Can someone help me identify a tree? I am sorry but I am unable to post a picture. It appears to have an ash tree leaf (serrated, double pinnate, asymmetrical base, not fuzzy, not shiny, opposite, dark green) and had smooth dark gray bark when young which is now rough and deeply fissured. In spring, it produces tiny lavender star shaped (5 tiny petals) flowers with a prominent pistal and a wonderful perfume scent. The flowers appear as tiny bouquets or groups. It then produces pods that look just like garbanzo beans when they have dried to a tan color. I am in zone 7. I rescued the tree about 6 years ago in a 1 gallon pot and about 5 ft tall and almost dead from Walmart at the end of the season. It had lost the label. I felt sorry for the poor tree. It is now about 25 ft tall so it is fast growing. I thought it might be a flowering ash but they have white larger flowers unless I missed another variety. I took a college class in plant propagation and the professor could not identify it when samples were provided. I love this tree as it is well behaved and it is good for shade, aesthetics and scent and I want to take the pods for propagation at my new home in zone 8. I have not found another one like it. Thanks in advance.

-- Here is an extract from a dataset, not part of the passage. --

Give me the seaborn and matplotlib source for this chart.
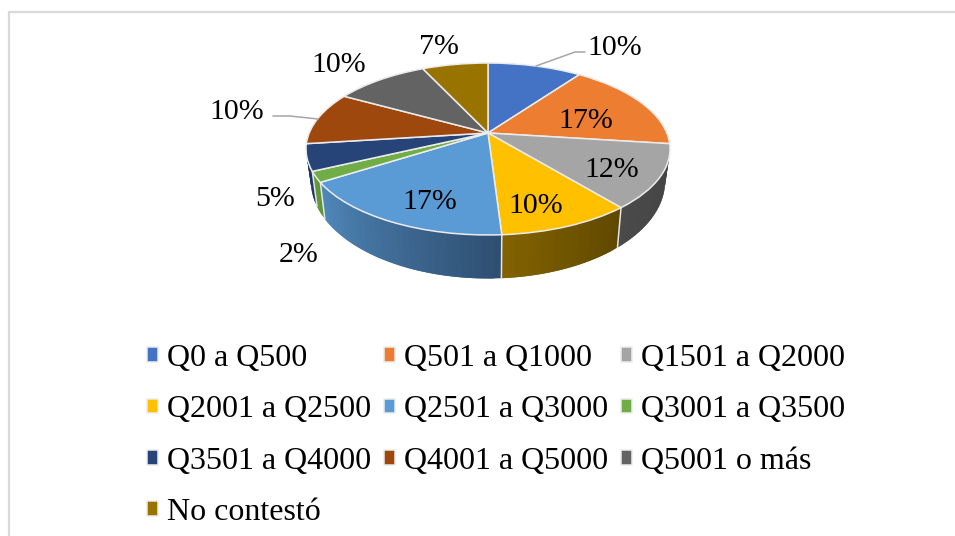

I think I could help you if I had a photo to go by, but it is nearly impossible to identify a plant without seeing it. Even if we think we may know what it is, it is hard to verify without something to compare to. Are you sure you can't take a photo and post it? If you don't have a camera, how about getting a friend with a camera phone to snap it? Or... if you just don't know how to post a picture, let us know and we can walk you through that.
Off the top of my head -- just guessing! -- I'm wondering about the locusts -- black or honeylocust. They have doubly pinnate leaves, produce a pod, grow quite large and smell wonderful. You might start there.
This description sounds like chinaberry (Melia azederach). Google this and see if it matches. It is a distant relative of neem and is insecticidal, and the fruits are poisonous. It's often condemned as an "invasive exotic" in much of the Southeast where it grows, but, like most other such plants, seems to be a pioneer species and relatively short-lived......
Alder Burns (adiantum)
posted 3 years ago
That's it...Chinaberry. I am very disappointed that it is poisonous to livestock. I wonder if they will avoid it like they do oleander. I am glad that I didn't turn my horse out there to weed abate! I still want at least one but it will be placed in front of the house again for sure. I haven't had it produce any seedlings but lots of pods. Thank you, well done since I didn't post a picture.